Maroc : l’embargo sur la Russie fait l’affaire des maraîchers
Depuis que Moscou a décrété un embargo sur les importations en provenance de l’Union européenne, les agriculteurs marocains s’organisent pour profiter de ce marché estimé à 11 milliards d’euros.
L’embargo imposé le 7 août par Moscou sur les importations alimentaires en provenance de l’Union européenne et des États-Unis est tombé comme un cadeau du ciel pour les exploitants agricoles du royaume chérifien. Champions régionaux de la production de primeurs, les Marocains voient en cette sanction russe une chance de booster leurs exportations et de compenser les pertes accusées sur le marché du Vieux Continent.
En mai, l’Union européenne avait en effet annoncé de manière unilatérale une révision des conditions d’entrée des produits agricoles marocains. Une décision qui avait fortement affecté les opérateurs du secteur. Pour beaucoup d’entre eux, l’embargo russe sonne aujourd’hui comme une revanche. « Le hasard fait parfois bien les choses. La décision de l’Union européenne allait causer beaucoup de dégâts. On estimait à 50 000 les pertes d’emploi qui allaient en découler. Avec cette fenêtre ouverte par la Russie, l’optimisme est de retour », note Omar Mounir, grand exploitant agricole de la région du Souss et porte-parole de la Fédération interprofessionnelle des fruits et légumes (FIFL).
Le marché est en effet immense. Les exportations alimentaires européennes vers la Russie ont représenté l’année dernière un chiffre d’affaires de 11 milliards d’euros. Les Marocains ne peuvent pas espérer se substituer seuls à l’Europe, mais ils entendent bien profiter à plein de l’aubaine.
« L’embargo concerne de nombreux produits comme la viande, la volaille, le porc, le fromage, l’huile d’olive, les fruits, les légumes… Nous n’avons pas les capacités pour combler tous ces besoins. Nous allons concentrer notre offensive sur les fruits et légumes, un secteur dans lequel nous disposons de beaucoup d’atouts », détaille Hassan Sentissi, président de l’Association marocaine des exportateurs, l’Asmex.
Les Russes connaissent bien les produits made in Morocco. En 2013, ils ont absorbé plus de 15 % des exportations agricoles marocaines. Pour les agrumes, Moscou est déjà le premier client du royaume (55 % de ses exportations). « Nos clémentines sont présentes sur les tables de tous les Russes. Nous allons tout faire pour augmenter ces parts, maintenant que la concurrence européenne est écartée », insiste un grand producteur d’agrumes de la région de Berkane.

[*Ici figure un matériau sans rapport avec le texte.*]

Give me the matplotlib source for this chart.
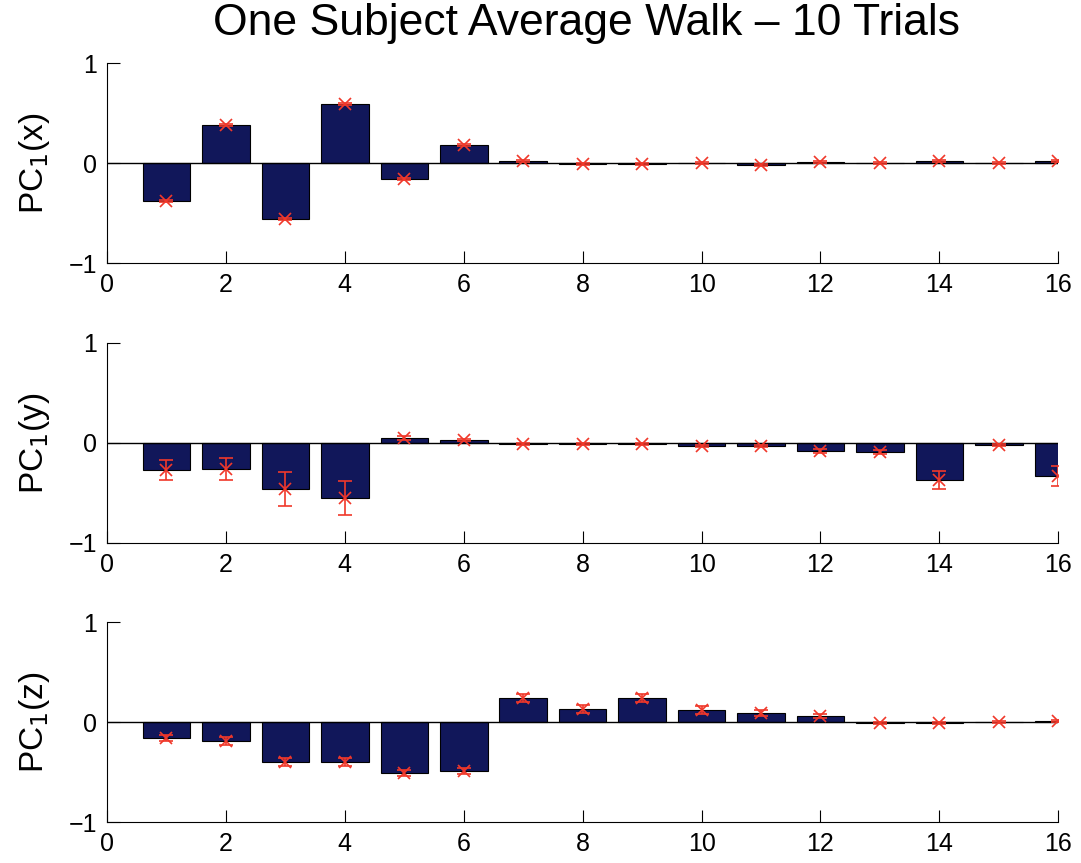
import numpy as np
import matplotlib.pyplot as plt

plt.rcParams['font.family'] = ['Liberation Sans', 'DejaVu Sans']

# ---------------------------------------------------------
# Data (16 components per axis)
# ---------------------------------------------------------

idx = np.arange(1, 17)

pc_x = [-0.38, 0.38, -0.56, 0.59, -0.16, 0.18, 0.02, -0.01,
        -0.01, 0.00, -0.02, 0.01, 0.00, 0.02, 0.00, 0.02]
err_x = [0.01] * 16

pc_y = [-0.27, -0.26, -0.46, -0.55, 0.05, 0.03, -0.01, -0.01,
        -0.01, -0.03, -0.03, -0.08, -0.09, -0.37, -0.02, -0.33]
err_y = [0.10, 0.11, 0.17, 0.17, 0.02, 0.01, 0.01, 0.01,
         0.01, 0.01, 0.01, 0.02, 0.02, 0.09, 0.01, 0.10]

pc_z = [-0.16, -0.19, -0.40, -0.40, -0.51, -0.49, 0.24, 0.13,
        0.24, 0.12, 0.09, 0.06, -0.01, -0.01, 0.00, 0.01]
err_z = [0.03, 0.04, 0.04, 0.04, 0.03, 0.03, 0.04, 0.04,
         0.04, 0.04, 0.03, 0.02, 0.01, 0.01, 0.01, 0.01]

panels = [("x", pc_x, err_x), ("y", pc_y, err_y), ("z", pc_z, err_z)]

xticks = [0, 2, 4, 6, 8, 10, 12, 14, 16]
yticks = [-1, 0, 1]

bar_color = "#11175a"
err_color = "#f0382a"

# ---------------------------------------------------------
# Plot
# ---------------------------------------------------------

fig = plt.figure(figsize=(10.81, 8.63), dpi=100)

bottoms = [0.695, 0.371, 0.0475]

for (name, vals, errs), b in zip(panels, bottoms):

    ax = fig.add_axes([0.099, b, 0.880, 0.2317])

    ax.bar(idx, vals, width=0.8, color=bar_color, edgecolor="k", linewidth=0.8)
    ax.axhline(0, color="k", linewidth=1.0)
    ax.errorbar(idx, vals, yerr=errs, fmt="x", color=err_color,
                markersize=8, markeredgewidth=1.2, elinewidth=1.2,
                capsize=5, capthick=1.2)

    ax.set_xlim(0, 16)
    ax.set_ylim(-1, 1)
    ax.set_xticks(xticks)
    ax.set_yticks(yticks)

    ax.spines["top"].set_visible(False)
    ax.spines["right"].set_visible(False)
    ax.tick_params(direction="in", length=9, labelsize=18, pad=7)

    ax.set_ylabel(f"PC$_1$({name})", fontsize=24, labelpad=12)

fig.suptitle("One Subject Average Walk \u2013 10 Trials", fontsize=32, x=0.543, y=0.997)

plt.savefig("out.png", dpi=100)
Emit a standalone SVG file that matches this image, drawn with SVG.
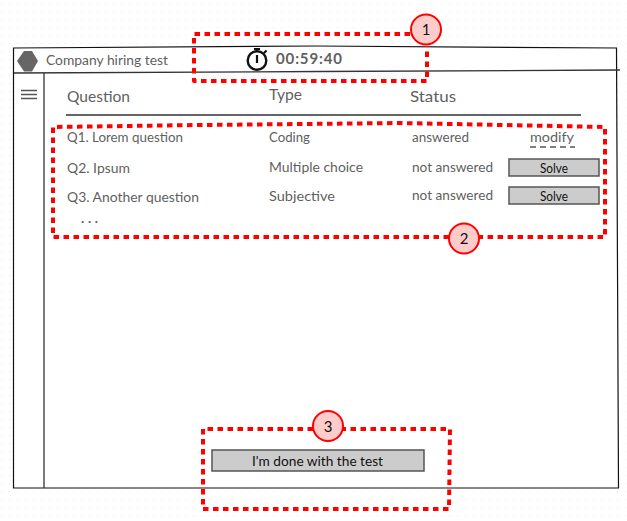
<svg xmlns="http://www.w3.org/2000/svg" width="627" height="521" viewBox="0 0 627 521">
<style>
text{font-family:"Lato","Noto Sans",sans-serif;fill:#5f5f5f;font-size:13.5px}
.k{fill:#111}
.h{font-size:15px}
.win{fill:#fff;stroke:#111;stroke-width:1.2}
.ln{fill:none;stroke:#333;stroke-width:1.3}
.btn{fill:#ccc;stroke:#555;stroke-width:1.5}
.hl{fill:none;stroke:#f00;stroke-width:4;stroke-dasharray:5.5 4.5;stroke-linejoin:round}
.bad{fill:#fcc;stroke:#f00;stroke-width:2}
.num{fill:#111;font-size:15px;text-anchor:middle}
</style>
<defs><pattern id="dots" width="8" height="8" patternUnits="userSpaceOnUse"><rect x="1" y="3" width="1" height="1" fill="#e6e6e6"/></pattern></defs>
<rect width="627" height="521" fill="#fff"/><rect width="627" height="521" fill="url(#dots)"/>
<g id="window">
<path class="win" d="M13.500 48 L316 46 L616.500 48 L618.500 488 L13.500 488 Z"/>
<path class="ln" d="M14 73 L320 71.500 L620 70"/>
<path class="ln" d="M44 73 L44 488"/>
<path d="M17 61 L24 51 L32 51 L38 61 L32 71.500 L24 71.500 Z" fill="#666"/>
<text x="46" y="65" textLength="122" lengthAdjust="spacingAndGlyphs">Company hiring test</text>
<path d="M21 90.500H37M21 94.500H37M21 98.500H37" stroke="#555" stroke-width="1.700"/>
</g>
<g id="timer">
<circle cx="257" cy="60.500" r="9.300" fill="none" stroke="#111" stroke-width="2.400"/>
<path d="M254 49H260M257 49V52M264 53L266.500 50.500M257 55V63" stroke="#111" stroke-width="2.200" fill="none"/>
<text x="276" y="64" font-weight="700" textLength="66" style="font-size:15px">00:59:40</text>
</g>
<g id="table-header">
<text class="h" x="67" y="102" textLength="63" lengthAdjust="spacingAndGlyphs">Question</text>
<text class="h" x="269" y="100" textLength="33" lengthAdjust="spacingAndGlyphs">Type</text>
<text class="h" x="410" y="102" textLength="46" lengthAdjust="spacingAndGlyphs">Status</text>
<path d="M66 115H581" stroke="#666" stroke-width="2"/>
</g>
<g id="row-1">
<text x="67" y="142" textLength="116" lengthAdjust="spacingAndGlyphs">Q1. Lorem question</text>
<text x="269" y="142" textLength="41" lengthAdjust="spacingAndGlyphs">Coding</text>
<text x="412" y="142" textLength="57" lengthAdjust="spacingAndGlyphs">answered</text>
<text x="530" y="142" textLength="44" lengthAdjust="spacingAndGlyphs">modify</text>
<path d="M530 147H575" stroke="#555" stroke-width="1.500" stroke-dasharray="6 4"/>
</g>
<g id="row-2">
<text x="67" y="173" textLength="63" lengthAdjust="spacingAndGlyphs">Q2. Ipsum</text>
<text x="269" y="172" textLength="94" lengthAdjust="spacingAndGlyphs">Multiple choice</text>
<text x="412" y="172" textLength="81" lengthAdjust="spacingAndGlyphs">not answered</text>
<rect class="btn" x="509" y="159" width="90" height="17"/>
<text class="k" x="540" y="173" textLength="28" lengthAdjust="spacingAndGlyphs">Solve</text>
</g>
<g id="row-3">
<text x="67" y="202" textLength="132" lengthAdjust="spacingAndGlyphs">Q3. Another question</text>
<text x="269" y="201" textLength="66" lengthAdjust="spacingAndGlyphs">Subjective</text>
<text x="412" y="200" textLength="81" lengthAdjust="spacingAndGlyphs">not answered</text>
<rect class="btn" x="509" y="187" width="90" height="17"/>
<text class="k" x="540" y="201" textLength="28" lengthAdjust="spacingAndGlyphs">Solve</text>
<text x="81" y="223" font-weight="700" textLength="17">...</text>
</g>
<g id="done-button">
<rect class="btn" x="212" y="450" width="212" height="21"/>
<text class="k" x="252" y="466" textLength="131" lengthAdjust="spacingAndGlyphs">I'm done with the test</text>
</g>
<g id="connectors">
<path class="hl" d="M410 34 H194 V81 H427 V46"/>
<path class="hl" d="M449 237 H53 V127 L200 125 L400 123 L605 127 V237 H479"/>
<path class="hl" d="M313 429 H203 V509 H449 L450 429 H343"/>
</g>
<g id="badge-1"><circle class="bad" cx="426" cy="29.500" r="15"/><text class="num" x="426" y="35">1</text></g>
<g id="badge-2"><circle class="bad" cx="464" cy="238.500" r="15"/><text class="num" x="464" y="244">2</text></g>
<g id="badge-3"><circle class="bad" cx="328" cy="426" r="15"/><text class="num" x="328" y="431.500">3</text></g>
</svg>
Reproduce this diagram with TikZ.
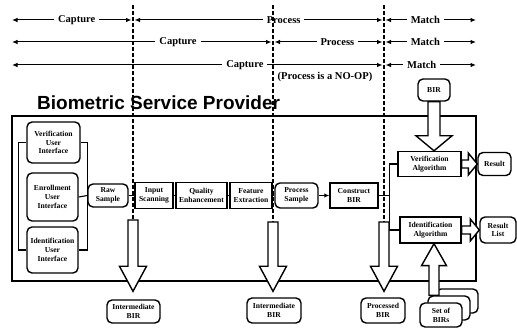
\documentclass[tikz,border=0pt]{standalone}
\usepackage{fontspec}
\setmainfont{Liberation Serif}
\newfontfamily\bspfont{Liberation Sans}
\usetikzlibrary{arrows.meta,calc}

% hollow block arrow: from, to, shaft half width, head half width, head length
\newcommand{\fatarrow}[5]{%
  \path (#2) coordinate (fatip) ($(#2)!#5!(#1)$) coordinate (faneck);
  \draw[fat] ($(#1)!#3!90:(fatip)$) -- ($(faneck)!#3!90:(fatip)$)
    -- ($(faneck)!#4!90:(fatip)$) -- (fatip) -- ($(faneck)!#4!-90:(fatip)$)
    -- ($(faneck)!#3!-90:(fatip)$) -- ($(#1)!#3!-90:(fatip)$) -- cycle;
}

\tikzset{
  box/.style={draw, line width=1.4pt, fill=white, align=center, inner sep=1pt,
    font=\bfseries\fontsize{7.6}{8.8}\selectfont},
  rbox/.style={box, rounded corners=5pt},
  sbox/.style={box},
  sz/.style 2 args={minimum width=#1pt, minimum height=#2pt},
  tl/.style={line width=1pt, {Latex[length=5.5pt,width=4.5pt]}-{Latex[length=5.5pt,width=4.5pt]}},
  lbl/.style={fill=white, inner xsep=4pt, inner ysep=1pt,
    font=\bfseries\fontsize{10.5}{12}\selectfont},
  phase/.style={line width=1.6pt, dash pattern=on 4pt off 2pt},
  fat/.style={draw, fill=white, line width=1.4pt, line join=miter},
  bus/.style={line width=1.1pt},
}

\begin{document}
\begin{tikzpicture}[x=1pt, y=-1pt]
  \useasboundingbox (0,0) rectangle (517,328);

  % phase rows
  \foreach \r/\y in {1/20, 2/42, 3/65} {
    \coordinate (lft\r) at (12,\y);
    \coordinate (cp\r) at (133,\y);
    \coordinate (pm\r) at (273,\y);
    \coordinate (mt\r) at (384,\y);
    \coordinate (rgt\r) at (476,\y);
  }

  \draw[tl, shorten >=1.5pt] (lft1) -- node[lbl, pos=.535] (cap1) {Capture} (cp1);
  \draw[tl, shorten <=1.5pt, shorten >=1.5pt] (cp1) -- node[lbl, pos=.6] (pro1) {Process} (mt1);
  \draw[tl, shorten <=1.5pt] (mt1) -- node[lbl, pos=.45] (mat1) {Match} (rgt1);

  \draw[tl, shorten >=1.5pt] (lft2) -- node[lbl, pos=.636] (cap2) {Capture} (pm2);
  \draw[tl, shorten <=1.5pt, shorten >=1.5pt] (pm2) -- node[lbl, pos=.58] (pro2) {Process} (mt2);
  \draw[tl, shorten <=1.5pt] (mt2) -- node[lbl, pos=.45] (mat2) {Match} (rgt2);

  \draw[tl, shorten >=1.5pt] (lft3) -- node[lbl, pos=.626] (cap3) {Capture} (mt3);
  \draw[tl, shorten <=1.5pt] (mt3) -- node[lbl, pos=.41] (mat3) {Match} (rgt3);

  \node[font=\bfseries\fontsize{10.5}{12}\selectfont, inner sep=1pt] (noop) at (325,77) {(Process is a NO-OP)};

  % service provider
  \node[anchor=base west, inner sep=0pt, font=\bspfont\bfseries\fontsize{19}{20}\selectfont]
    (bsptitle) at (37,110) {Biometric Service Provider};
  \draw[line width=1.1pt] (12,116) rectangle (476,281);

  % phase borders
  \coordinate (cpTop) at (133,5);  \coordinate (cpBot) at (133,220);
  \coordinate (ppTop) at (273,5);  \coordinate (ppBot) at (273,222);
  \coordinate (pmTop) at (384,5);  \coordinate (pmBot) at (384,222);
  \draw[phase] (cpTop) -- (cpBot);
  \draw[phase] (ppTop) -- (ppBot);
  \draw[phase] (pmTop) -- (pmBot);

  % user interfaces
  \node[rbox, sz={53}{41}] (verUI) at (53.5,142.5) {Verification\\User\\Interface};
  \node[rbox, sz={51}{48}] (enrUI) at (52.5,197) {Enrollment\\User\\Interface};
  \node[rbox, sz={51}{46}] (idUI)  at (52.5,250) {Identification\\User\\Interface};

  % capture and process chain
  \node[rbox, sz={40}{23}] (raw)  at (108,195.5) {Raw\\Sample};
  \node[sbox, sz={38}{26}] (scan) at (154,195.5) {Input\\Scanning};
  \node[sbox, sz={51}{26}] (qual) at (201.5,195.5) {Quality\\Enhancement};
  \node[sbox, sz={42}{26}] (feat) at (251,195.5) {Feature\\Extraction};
  \node[rbox, sz={43}{25}] (psam) at (296.5,195.5) {Process\\Sample};
  \node[sbox, sz={48}{25}] (cbir) at (354,195.5) {Construct\\BIR};

  % match
  \node[rbox, sz={32}{22}] (bir)  at (434,90) {BIR};
  \node[sbox, sz={63}{25}] (verA) at (429.5,164) {Verification\\Algorithm};
  \node[sbox, sz={61}{26}] (idA)  at (430.5,230) {Identification\\Algorithm};
  \node[rbox, sz={33}{23}] (res)  at (494.5,164) {Result};
  \node[rbox, sz={36}{26}] (resL) at (498,230) {Result\\List};

  % outputs
  \node[rbox, sz={53}{23}] (ib1) at (133.5,311.5) {Intermediate\\BIR};
  \node[rbox, sz={54}{25}] (ib2) at (274,310.5) {Intermediate\\BIR};
  \node[rbox, sz={44}{25}] (pb)  at (383,310.5) {Processed\\BIR};

  % connectors
  \draw[bus] (verUI.west) -- ++(-8,0) |- (idUI.west);
  \draw[bus] (verUI.east) -- ++(7,0) |- (idUI.east);
  \draw[bus] (enrUI.east) -- (raw.west);
  \draw[bus] (raw.east) -- (scan.west);
  \draw[bus] (scan.east) -- (qual.west);
  \draw[bus] (qual.east) -- (feat.west);
  \draw[bus] (feat.east) -- (psam.west);
  \draw[bus, -{Latex[length=5pt,width=4.5pt]}] (psam.east) -- (cbir.west);
  \draw[bus] (verA.west) -- ++(-8,0) coordinate (busTop) |- (idA.west);
  \draw[bus] (cbir.east) -- (cbir.east -| busTop);

  % block arrows
  \coordinate (ib1tip) at ($(cpBot |- ib1.north)+(0,-8)$);
  \coordinate (ib2tip) at ($(ppBot |- ib2.north)+(0,-6)$);
  \coordinate (pbtip)  at ($(pmBot |- pb.north)+(0,-6)$);
  \fatarrow{cpBot}{ib1tip}{5pt}{13.5pt}{25pt}
  \fatarrow{ppBot}{ib2tip}{5pt}{13.5pt}{25pt}
  \fatarrow{pmBot}{pbtip}{5pt}{13.5pt}{25pt}

  \coordinate (verTip) at (bir.south |- verA.north);
  \fatarrow{bir.south}{verTip}{6pt}{18pt}{15pt}
  \coordinate (resTip) at (verA.east -| res.west);
  \fatarrow{verA.east}{resTip}{4pt}{11pt}{9pt}
  \coordinate (resLTip) at (idA.east -| resL.west);
  \fatarrow{idA.east}{resLTip}{4pt}{11pt}{9pt}

  % set of BIRs
  \node[rbox, sz={42}{24}] (setC) at (457,301) {};
  \node[rbox, sz={42}{24}] (setB) at (449,308) {};
  \coordinate (setArr) at ($(setB.north)+(-15,0)$);
  \coordinate (setTip) at (setArr |- idA.south);
  \fatarrow{setArr}{setTip}{5pt}{12.5pt}{22pt}
  \node[rbox, sz={42}{24}] (setA) at (441,315) {Set of\\BIRs};
\end{tikzpicture}
\end{document}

Des premiers contacts avec les importateurs ont déjà été établis. « Nous avons reçu récemment un important acheteur russe qui voulait tout acheter : tomates, poivrons, courgettes, melons… Il s’intéressait également à nos produits de la mer, comme les sardines, certaines variétés de poissons nobles, mais aussi les coquillages », confie un exportateur.
Ordre de bataille
Combien les Marocains espèrent-ils gagner dans cette offensive ? Les opérateurs préfèrent ne pas avancer de chiffres. « Nous sommes encore en période de production. Les choses sont plutôt calmes aujourd’hui. Nous aurons plus de visibilité dès les mois d’octobre et de novembre », signale Omar Mounir.
En attendant, les opérateurs se sont mis en ordre de bataille. Leur stratégie sera dévoilée en marge de la commission mixte maroco-russe qui se tiendra à Rabat du 15 au 17 septembre.
Un « petit sommet » (programmé depuis deux ans déjà) qui réunira responsables politiques et hommes d’affaires des deux pays et qui sera suivi en octobre par une visite du roi Mohammed VI à Moscou.
« Nous allons profiter de ces rencontres pour présenter notre offre globale. L’objectif est de tripler nos échanges dans le domaine agricole. Mais ce sera aussi l’occasion pour faire connaître d’autres produits marocains, comme le textile, le cuir ou le tourisme. Un embargo d’un an, c’est bien pour doper les affaires des exploitants agricoles. Mais si nous nous implantons sur le marché russe, c’est pour y rester », signale Hassan Sentissi, qui est également président de la commission mixte maroco-russe.